Sure! Can you run rarefaction again, this time going to 100,000 ?

It has not changed at all! Let's see what the 1k to 100k rarefaction plot looks like!

Ah, I think that's using 1000 as an example. The idea is to set the max rarefaction value to be the same as the number of reads in the smallest sample.

Hi @colinbrislawn, here is the plot rarefied at 100,000

1 Like

Thank you for sharing that!

With this new graph in hand, we can return to this comment:

This is technically correct, but we want to maximize both the number of samples and the number of reads in these samples.

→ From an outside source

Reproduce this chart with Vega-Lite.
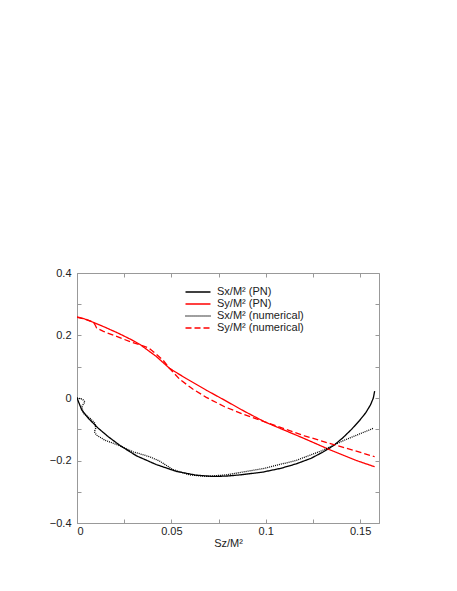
{
  "$schema": "https://vega.github.io/schema/vega-lite/v6.json",
  "autosize": "none",
  "padding": {"left": 77, "top": 273, "right": 78, "bottom": 68},
  "width": 302,
  "height": 250,
  "background": "white",
  "config": {
    "font": "Liberation Sans",
    "view": {"stroke": "#999", "strokeWidth": 1},
    "axis": {
      "grid": false,
      "domainColor": "#999",
      "tickColor": "#999",
      "labelColor": "#222",
      "titleColor": "#222",
      "labelFont": "Liberation Sans",
      "titleFont": "Liberation Sans",
      "labelFontSize": 11,
      "titleFontSize": 11,
      "titleFontWeight": "normal"
    }
  },
  "data": {
    "values": [
      {"series": "Sx/M² (PN)", "i": 0, "x": 0, "y": 0},
      {"series": "Sx/M² (PN)", "i": 1, "x": 0.0004, "y": -0.006},
      {"series": "Sx/M² (PN)", "i": 2, "x": 0.0025, "y": -0.038},
      {"series": "Sx/M² (PN)", "i": 3, "x": 0.006, "y": -0.065},
      {"series": "Sx/M² (PN)", "i": 4, "x": 0.0113, "y": -0.097},
      {"series": "Sx/M² (PN)", "i": 5, "x": 0.0166, "y": -0.124},
      {"series": "Sx/M² (PN)", "i": 6, "x": 0.0228, "y": -0.152},
      {"series": "Sx/M² (PN)", "i": 7, "x": 0.0315, "y": -0.185},
      {"series": "Sx/M² (PN)", "i": 8, "x": 0.042, "y": -0.213},
      {"series": "Sx/M² (PN)", "i": 9, "x": 0.0527, "y": -0.235},
      {"series": "Sx/M² (PN)", "i": 10, "x": 0.0632, "y": -0.247},
      {"series": "Sx/M² (PN)", "i": 11, "x": 0.072, "y": -0.251},
      {"series": "Sx/M² (PN)", "i": 12, "x": 0.079, "y": -0.25},
      {"series": "Sx/M² (PN)", "i": 13, "x": 0.0865, "y": -0.246},
      {"series": "Sx/M² (PN)", "i": 14, "x": 0.0985, "y": -0.237},
      {"series": "Sx/M² (PN)", "i": 15, "x": 0.108, "y": -0.225},
      {"series": "Sx/M² (PN)", "i": 16, "x": 0.116, "y": -0.211},
      {"series": "Sx/M² (PN)", "i": 17, "x": 0.124, "y": -0.193},
      {"series": "Sx/M² (PN)", "i": 18, "x": 0.13, "y": -0.174},
      {"series": "Sx/M² (PN)", "i": 19, "x": 0.136, "y": -0.152},
      {"series": "Sx/M² (PN)", "i": 20, "x": 0.1409, "y": -0.127},
      {"series": "Sx/M² (PN)", "i": 21, "x": 0.1455, "y": -0.1},
      {"series": "Sx/M² (PN)", "i": 22, "x": 0.1497, "y": -0.072},
      {"series": "Sx/M² (PN)", "i": 23, "x": 0.153, "y": -0.047},
      {"series": "Sx/M² (PN)", "i": 24, "x": 0.1555, "y": -0.022},
      {"series": "Sx/M² (PN)", "i": 25, "x": 0.157, "y": 0.0},
      {"series": "Sx/M² (PN)", "i": 26, "x": 0.1577, "y": 0.022},

      {"series": "Sy/M² (PN)", "i": 0, "x": 0, "y": 0.26},
      {"series": "Sy/M² (PN)", "i": 1, "x": 0.004, "y": 0.253},
      {"series": "Sy/M² (PN)", "i": 2, "x": 0.0087, "y": 0.242},
      {"series": "Sy/M² (PN)", "i": 3, "x": 0.015, "y": 0.226},
      {"series": "Sy/M² (PN)", "i": 4, "x": 0.022, "y": 0.207},
      {"series": "Sy/M² (PN)", "i": 5, "x": 0.029, "y": 0.186},
      {"series": "Sy/M² (PN)", "i": 6, "x": 0.0332, "y": 0.172},
      {"series": "Sy/M² (PN)", "i": 7, "x": 0.042, "y": 0.133},
      {"series": "Sy/M² (PN)", "i": 8, "x": 0.049, "y": 0.095},
      {"series": "Sy/M² (PN)", "i": 9, "x": 0.0579, "y": 0.062},
      {"series": "Sy/M² (PN)", "i": 10, "x": 0.0685, "y": 0.025},
      {"series": "Sy/M² (PN)", "i": 11, "x": 0.0782, "y": -0.007},
      {"series": "Sy/M² (PN)", "i": 12, "x": 0.0885, "y": -0.042},
      {"series": "Sy/M² (PN)", "i": 13, "x": 0.0993, "y": -0.076},
      {"series": "Sy/M² (PN)", "i": 14, "x": 0.1205, "y": -0.13},
      {"series": "Sy/M² (PN)", "i": 15, "x": 0.1337, "y": -0.165},
      {"series": "Sy/M² (PN)", "i": 16, "x": 0.148, "y": -0.2},
      {"series": "Sy/M² (PN)", "i": 17, "x": 0.1577, "y": -0.22},

      {"series": "Sx/M² (numerical)", "i": 0, "x": 0, "y": 0},
      {"series": "Sx/M² (numerical)", "i": 1, "x": 0.0029, "y": -0.004},
      {"series": "Sx/M² (numerical)", "i": 2, "x": 0.0042, "y": -0.012},
      {"series": "Sx/M² (numerical)", "i": 3, "x": 0.0025, "y": -0.028},
      {"series": "Sx/M² (numerical)", "i": 4, "x": 0.0034, "y": -0.049},
      {"series": "Sx/M² (numerical)", "i": 5, "x": 0.0069, "y": -0.065},
      {"series": "Sx/M² (numerical)", "i": 6, "x": 0.0095, "y": -0.081},
      {"series": "Sx/M² (numerical)", "i": 7, "x": 0.0099, "y": -0.097},
      {"series": "Sx/M² (numerical)", "i": 8, "x": 0.0092, "y": -0.108},
      {"series": "Sx/M² (numerical)", "i": 9, "x": 0.0104, "y": -0.119},
      {"series": "Sx/M² (numerical)", "i": 10, "x": 0.0148, "y": -0.135},
      {"series": "Sx/M² (numerical)", "i": 11, "x": 0.0219, "y": -0.151},
      {"series": "Sx/M² (numerical)", "i": 12, "x": 0.0297, "y": -0.172},
      {"series": "Sx/M² (numerical)", "i": 13, "x": 0.0385, "y": -0.188},
      {"series": "Sx/M² (numerical)", "i": 14, "x": 0.0438, "y": -0.202},
      {"series": "Sx/M² (numerical)", "i": 15, "x": 0.0508, "y": -0.229},
      {"series": "Sx/M² (numerical)", "i": 16, "x": 0.0597, "y": -0.246},
      {"series": "Sx/M² (numerical)", "i": 17, "x": 0.0685, "y": -0.251},
      {"series": "Sx/M² (numerical)", "i": 18, "x": 0.079, "y": -0.246},
      {"series": "Sx/M² (numerical)", "i": 19, "x": 0.0985, "y": -0.226},
      {"series": "Sx/M² (numerical)", "i": 20, "x": 0.116, "y": -0.2},
      {"series": "Sx/M² (numerical)", "i": 21, "x": 0.13, "y": -0.168},
      {"series": "Sx/M² (numerical)", "i": 22, "x": 0.1409, "y": -0.137},
      {"series": "Sx/M² (numerical)", "i": 23, "x": 0.1497, "y": -0.115},
      {"series": "Sx/M² (numerical)", "i": 24, "x": 0.157, "y": -0.097},

      {"series": "Sy/M² (numerical)", "i": 0, "x": 0, "y": 0.258},
      {"series": "Sy/M² (numerical)", "i": 1, "x": 0.004, "y": 0.253},
      {"series": "Sy/M² (numerical)", "i": 2, "x": 0.0087, "y": 0.243},
      {"series": "Sy/M² (numerical)", "i": 3, "x": 0.0095, "y": 0.235},
      {"series": "Sy/M² (numerical)", "i": 4, "x": 0.0104, "y": 0.224},
      {"series": "Sy/M² (numerical)", "i": 5, "x": 0.014, "y": 0.213},
      {"series": "Sy/M² (numerical)", "i": 6, "x": 0.021, "y": 0.197},
      {"series": "Sy/M² (numerical)", "i": 7, "x": 0.029, "y": 0.178},
      {"series": "Sy/M² (numerical)", "i": 8, "x": 0.0332, "y": 0.171},
      {"series": "Sy/M² (numerical)", "i": 9, "x": 0.038, "y": 0.16},
      {"series": "Sy/M² (numerical)", "i": 10, "x": 0.042, "y": 0.14},
      {"series": "Sy/M² (numerical)", "i": 11, "x": 0.0456, "y": 0.121},
      {"series": "Sy/M² (numerical)", "i": 12, "x": 0.049, "y": 0.095},
      {"series": "Sy/M² (numerical)", "i": 13, "x": 0.0544, "y": 0.06},
      {"series": "Sy/M² (numerical)", "i": 14, "x": 0.0615, "y": 0.028},
      {"series": "Sy/M² (numerical)", "i": 15, "x": 0.0685, "y": 0.002},
      {"series": "Sy/M² (numerical)", "i": 16, "x": 0.0782, "y": -0.028},
      {"series": "Sy/M² (numerical)", "i": 17, "x": 0.0885, "y": -0.053},
      {"series": "Sy/M² (numerical)", "i": 18, "x": 0.0993, "y": -0.076},
      {"series": "Sy/M² (numerical)", "i": 19, "x": 0.1205, "y": -0.121},
      {"series": "Sy/M² (numerical)", "i": 20, "x": 0.1337, "y": -0.145},
      {"series": "Sy/M² (numerical)", "i": 21, "x": 0.148, "y": -0.17},
      {"series": "Sy/M² (numerical)", "i": 22, "x": 0.1577, "y": -0.188}
    ]
  },
  "layer": [
    {
      "mark": {"type": "line", "interpolate": "linear", "clip": true},
      "encoding": {
        "x": {
          "field": "x", "type": "quantitative",
          "scale": {"domain": [0, 0.16], "nice": false, "zero": false},
          "axis": {
            "orient": "bottom",
            "title": "Sz/M²",
            "values": [0, 0.025, 0.05, 0.075, 0.1, 0.125, 0.15],
            "labelExpr": "round(datum.value*40)%2==0 ? format(datum.value,'~g') : ''",
            "tickSize": -4,
            "labelPadding": 6,
            "titlePadding": 1
          }
        },
        "y": {
          "field": "y", "type": "quantitative",
          "scale": {"domain": [-0.4, 0.4], "nice": false, "zero": false},
          "axis": {
            "orient": "left",
            "title": null,
            "values": [-0.4, -0.3, -0.2, -0.1, 0, 0.1, 0.2, 0.3, 0.4],
            "labelExpr": "round(datum.value*10)%2==0 ? format(datum.value,'~g') : ''",
            "tickSize": -4,
            "labelPadding": 10
          }
        },
        "order": {"field": "i", "type": "quantitative"},
        "color": {
          "field": "series", "type": "nominal",
          "scale": {
            "domain": ["Sx/M² (PN)", "Sy/M² (PN)", "Sx/M² (numerical)", "Sy/M² (numerical)"],
            "range": ["#000000", "#ff0000", "#000000", "#ff0000"]
          },
          "legend": {
            "title": null,
            "orient": "none",
            "legendX": 114,
            "legendY": 12,
            "padding": 0,
            "symbolType": "M-2,0H2",
            "symbolSize": 156,
            "symbolStrokeWidth": 1.4,
            "symbolFillColor": "transparent",
            "rowPadding": 0,
            "labelFontSize": 11,
            "labelFont": "Liberation Sans",
            "labelColor": "#222",
            "labelOffset": 12
          }
        },
        "strokeDash": {
          "field": "series", "type": "nominal",
          "scale": {
            "domain": ["Sx/M² (PN)", "Sy/M² (PN)", "Sx/M² (numerical)", "Sy/M² (numerical)"],
            "range": [[1, 0], [1, 0], [1, 1], [6, 3]]
          },
          "legend": {
            "title": null,
            "orient": "none",
            "legendX": 114,
            "legendY": 12,
            "padding": 0,
            "symbolType": "M-2,0H2",
            "symbolSize": 156,
            "symbolStrokeWidth": 1.4,
            "symbolFillColor": "transparent",
            "rowPadding": 0,
            "labelFontSize": 11,
            "labelFont": "Liberation Sans",
            "labelColor": "#222",
            "labelOffset": 12
          }
        },
        "strokeWidth": {"value": 1.3}
      }
    },
    {
      "mark": {"type": "line", "opacity": 0},
      "encoding": {
        "x": {
          "field": "x", "type": "quantitative",
          "axis": {
            "orient": "top", "title": null, "labels": false, "domain": false,
            "values": [0, 0.025, 0.05, 0.075, 0.1, 0.125, 0.15],
            "tickSize": -4
          }
        },
        "y": {
          "field": "y", "type": "quantitative",
          "axis": {
            "orient": "right", "title": null, "labels": false, "domain": false,
            "values": [-0.4, -0.3, -0.2, -0.1, 0, 0.1, 0.2, 0.3, 0.4],
            "tickSize": -4
          }
        },
        "detail": {"field": "series", "type": "nominal"},
        "order": {"field": "i", "type": "quantitative"}
      }
    }
  ],
  "resolve": {"axis": {"x": "independent", "y": "independent"}}
}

As you can see, the difference between groups is larger at 70,000 then it is at 300:

However, at 80k and 100k, the other group looks smaller because it's missing samples! You can see that in the 'number of samples' graph directly below.


EDIT: here's an example from the Moving Pictures Tutorial:
Note how it's a trade-off between keeping more sequences or keeping more samples.

Hi @colinbrislawn, does that mean while doing diversity analysis (i.e., qiime diversity core-metrics-phylogenetic), I should keep --p-sampling-depth as 70,000 in the ?

Maybe?

Can you show me that Number of Samples x Sequencing Depth plot for your data?

If you were to use 70k reads per sample, how many samples would you lose?

Hi @colinbrislawn, do you mean to say the table-dada2.qza file one gets from dada2 step?

  1. In the interactive plot of output file table-dada2.qzv, if i put 70k frequency threshold, it gives - Retained 4,270,000 (67.90%) observations in 61 (81.33%) samples at the specified sampling depth.
  2. When i generate core matrices qiime diversity core-metrics-phylogenetic using 70k threshold for --p-sampling-depth it leads to only 12 samples in the alphadiversity PCA plots. PFA image
  3. Alternatively, in the interactive plot of output file table-dada2.qzv, if I put 49003 as frequency threshold, it gives - Retained 3,430,210 (54.55%) observations in 70 (93.33%) samples at the specified sampling depth. This value (the max freq at which i am able to retain 54.55% features in 70 out of 75 samples) looks like a better choice - what do you suggest?

It's not the table from DADA2, it's the output from qiime diversity alpha-rarefaction
This one: :backhand_index_pointing_down:

I'm interested in this trade-off:

So you can keep more observations or more samples, but not both!

That graph will show you what number you need to keep ALL of your samples.

It's a difficult decision...

Are there any samples you can lose without damaging the blocking in your study design?

How many replicates do you have within each block of your study?